## To be done
For this exercise, repeat all of the material verbatim apart from its images.

-------- Information provided --------

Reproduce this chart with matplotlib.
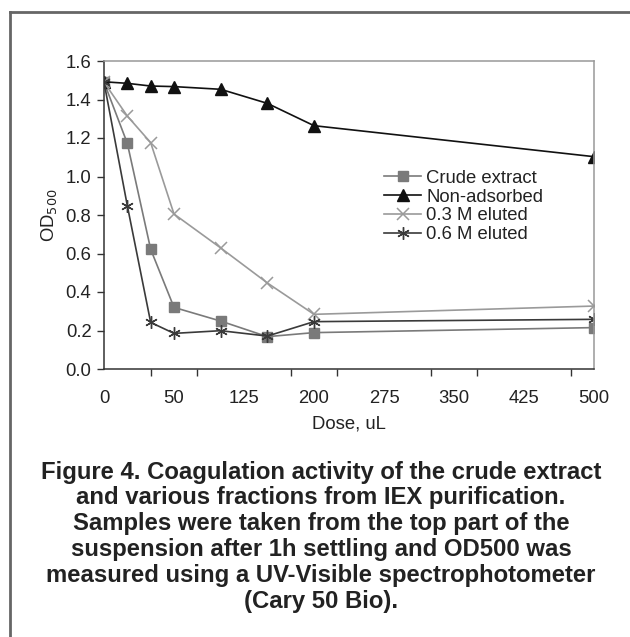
import matplotlib.pyplot as plt
from matplotlib.lines import Line2D

plt.rcParams['font.family'] = ['Liberation Sans', 'DejaVu Sans']

# x positions as drawn on the original chart axis (first point sits at the "0" label)
dose_pos = [-25, 0, 25, 50, 100, 150, 200, 500]

crude = [1.49, 1.172, 0.622, 0.320, 0.249, 0.168, 0.189, 0.215]
non_adsorbed = [1.492, 1.484, 1.470, 1.467, 1.453, 1.380, 1.264, 1.103]
eluted_03 = [1.49, 1.314, 1.176, 0.805, 0.629, 0.447, 0.284, 0.327]
eluted_06 = [1.49, 0.848, 0.242, 0.185, 0.199, 0.171, 0.246, 0.258]

xtick_pos = [-25, 50, 125, 200, 275, 350, 425, 500]
xtick_labels = ['0', '50', '125', '200', '275', '350', '425', '500']
xminor_pos = [-25, 25, 75, 125, 175, 225, 275, 325, 375, 425, 475]

caption = [
    "Figure 4. Coagulation activity of the crude extract",
    "and various fractions from IEX purification.",
    "Samples were taken from the top part of the",
    "suspension after 1h settling and OD500 was",
    "measured using a UV-Visible spectrophotometer",
    "(Cary 50 Bio).",
]

W, H = 630, 637
fs = 13.3
fig = plt.figure(figsize=(W / 100, H / 100), dpi=100)
ax = fig.add_axes([104 / W, 1 - 369 / H, 490 / W, 308 / H])

ax.plot(dose_pos, crude, color='#7a7a7a', lw=1.2, marker='s', ms=7,
        mfc='#7a7a7a', mec='#7a7a7a', label='Crude extract')
ax.plot(dose_pos, non_adsorbed, color='#111111', lw=1.2, marker='^', ms=8,
        mfc='#111111', mec='#111111', label='Non-adsorbed')
ax.plot(dose_pos, eluted_03, color='#9a9a9a', lw=1.2, marker='x', ms=8,
        mew=1.1, label='0.3 M eluted')
ax.plot(dose_pos, eluted_06, color='#3a3a3a', lw=1.2, marker=(6, 2, 0), ms=9,
        mew=1.0, label='0.6 M eluted')

ax.set_xlim(-25, 500)
ax.set_ylim(0, 1.6)
ax.set_yticks([0, 0.2, 0.4, 0.6, 0.8, 1.0, 1.2, 1.4, 1.6])
ax.set_yticklabels(['0.0', '0.2', '0.4', '0.6', '0.8', '1.0', '1.2', '1.4', '1.6'])
ax.set_xticks(xtick_pos)
ax.set_xticklabels(xtick_labels)
ax.set_xticks(xminor_pos, minor=True)
ax.tick_params(axis='x', which='major', length=0, pad=15, labelsize=fs, colors='#222222')
ax.tick_params(axis='x', which='minor', length=5, width=1, color='#333333', direction='out')
ax.tick_params(axis='y', length=5, width=1, color='#333333', pad=4, labelsize=fs,
               labelcolor='#222222')

for s in ['left', 'bottom']:
    ax.spines[s].set_color('#333333')
    ax.spines[s].set_linewidth(1.1)
for s in ['top', 'right']:
    ax.spines[s].set_color('#999999')
    ax.spines[s].set_linewidth(1.1)

ax.set_xlabel('Dose, uL', fontsize=fs, color='#222222', labelpad=6)
ax.set_ylabel('OD$_{500}$', fontsize=fs, color='#222222', labelpad=5)

ax.legend(loc='upper left', bbox_to_anchor=(0.553, 0.677), frameon=False,
          fontsize=fs, handlelength=2.0, handletextpad=0.27, labelspacing=0.1,
          borderpad=0, labelcolor='#222222')

# outer frame (left and top edges)
fig.add_artist(Line2D([10 / W, 10 / W], [0, 1 - 12 / H], transform=fig.transFigure,
                      color='#666666', lw=2))
fig.add_artist(Line2D([10 / W, 1], [1 - 12 / H, 1 - 12 / H], transform=fig.transFigure,
                      color='#666666', lw=2))

for i, line in enumerate(caption):
    y = 472 + i * 25.9
    fig.text(321 / W, 1 - y / H, line, ha='center', va='center', fontsize=17.2,
             fontweight='bold', color='#222222')

fig.savefig('out.png', dpi=100)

--------

## Final result
Reproduce this chart with matplotlib.
import matplotlib.pyplot as plt
from matplotlib.lines import Line2D

plt.rcParams['font.family'] = ['Liberation Sans', 'DejaVu Sans']

# x positions as drawn on the original chart axis (first point sits at the "0" label)
dose_pos = [-25, 0, 25, 50, 100, 150, 200, 500]

crude = [1.49, 1.172, 0.622, 0.320, 0.249, 0.168, 0.189, 0.215]
non_adsorbed = [1.492, 1.484, 1.470, 1.467, 1.453, 1.380, 1.264, 1.103]
eluted_03 = [1.49, 1.314, 1.176, 0.805, 0.629, 0.447, 0.284, 0.327]
eluted_06 = [1.49, 0.848, 0.242, 0.185, 0.199, 0.171, 0.246, 0.258]

xtick_pos = [-25, 50, 125, 200, 275, 350, 425, 500]
xtick_labels = ['0', '50', '125', '200', '275', '350', '425', '500']
xminor_pos = [-25, 25, 75, 125, 175, 225, 275, 325, 375, 425, 475]

caption = [
    "Figure 4. Coagulation activity of the crude extract",
    "and various fractions from IEX purification.",
    "Samples were taken from the top part of the",
    "suspension after 1h settling and OD500 was",
    "measured using a UV-Visible spectrophotometer",
    "(Cary 50 Bio).",
]

W, H = 630, 637
fs = 13.3
fig = plt.figure(figsize=(W / 100, H / 100), dpi=100)
ax = fig.add_axes([104 / W, 1 - 369 / H, 490 / W, 308 / H])

ax.plot(dose_pos, crude, color='#7a7a7a', lw=1.2, marker='s', ms=7,
        mfc='#7a7a7a', mec='#7a7a7a', label='Crude extract')
ax.plot(dose_pos, non_adsorbed, color='#111111', lw=1.2, marker='^', ms=8,
        mfc='#111111', mec='#111111', label='Non-adsorbed')
ax.plot(dose_pos, eluted_03, color='#9a9a9a', lw=1.2, marker='x', ms=8,
        mew=1.1, label='0.3 M eluted')
ax.plot(dose_pos, eluted_06, color='#3a3a3a', lw=1.2, marker=(6, 2, 0), ms=9,
        mew=1.0, label='0.6 M eluted')

ax.set_xlim(-25, 500)
ax.set_ylim(0, 1.6)
ax.set_yticks([0, 0.2, 0.4, 0.6, 0.8, 1.0, 1.2, 1.4, 1.6])
ax.set_yticklabels(['0.0', '0.2', '0.4', '0.6', '0.8', '1.0', '1.2', '1.4', '1.6'])
ax.set_xticks(xtick_pos)
ax.set_xticklabels(xtick_labels)
ax.set_xticks(xminor_pos, minor=True)
ax.tick_params(axis='x', which='major', length=0, pad=15, labelsize=fs, colors='#222222')
ax.tick_params(axis='x', which='minor', length=5, width=1, color='#333333', direction='out')
ax.tick_params(axis='y', length=5, width=1, color='#333333', pad=4, labelsize=fs,
               labelcolor='#222222')

for s in ['left', 'bottom']:
    ax.spines[s].set_color('#333333')
    ax.spines[s].set_linewidth(1.1)
for s in ['top', 'right']:
    ax.spines[s].set_color('#999999')
    ax.spines[s].set_linewidth(1.1)

ax.set_xlabel('Dose, uL', fontsize=fs, color='#222222', labelpad=6)
ax.set_ylabel('OD$_{500}$', fontsize=fs, color='#222222', labelpad=5)

ax.legend(loc='upper left', bbox_to_anchor=(0.553, 0.677), frameon=False,
          fontsize=fs, handlelength=2.0, handletextpad=0.27, labelspacing=0.1,
          borderpad=0, labelcolor='#222222')

# outer frame (left and top edges)
fig.add_artist(Line2D([10 / W, 10 / W], [0, 1 - 12 / H], transform=fig.transFigure,
                      color='#666666', lw=2))
fig.add_artist(Line2D([10 / W, 1], [1 - 12 / H, 1 - 12 / H], transform=fig.transFigure,
                      color='#666666', lw=2))

for i, line in enumerate(caption):
    y = 472 + i * 25.9
    fig.text(321 / W, 1 - y / H, line, ha='center', va='center', fontsize=17.2,
             fontweight='bold', color='#222222')

fig.savefig('out.png', dpi=100)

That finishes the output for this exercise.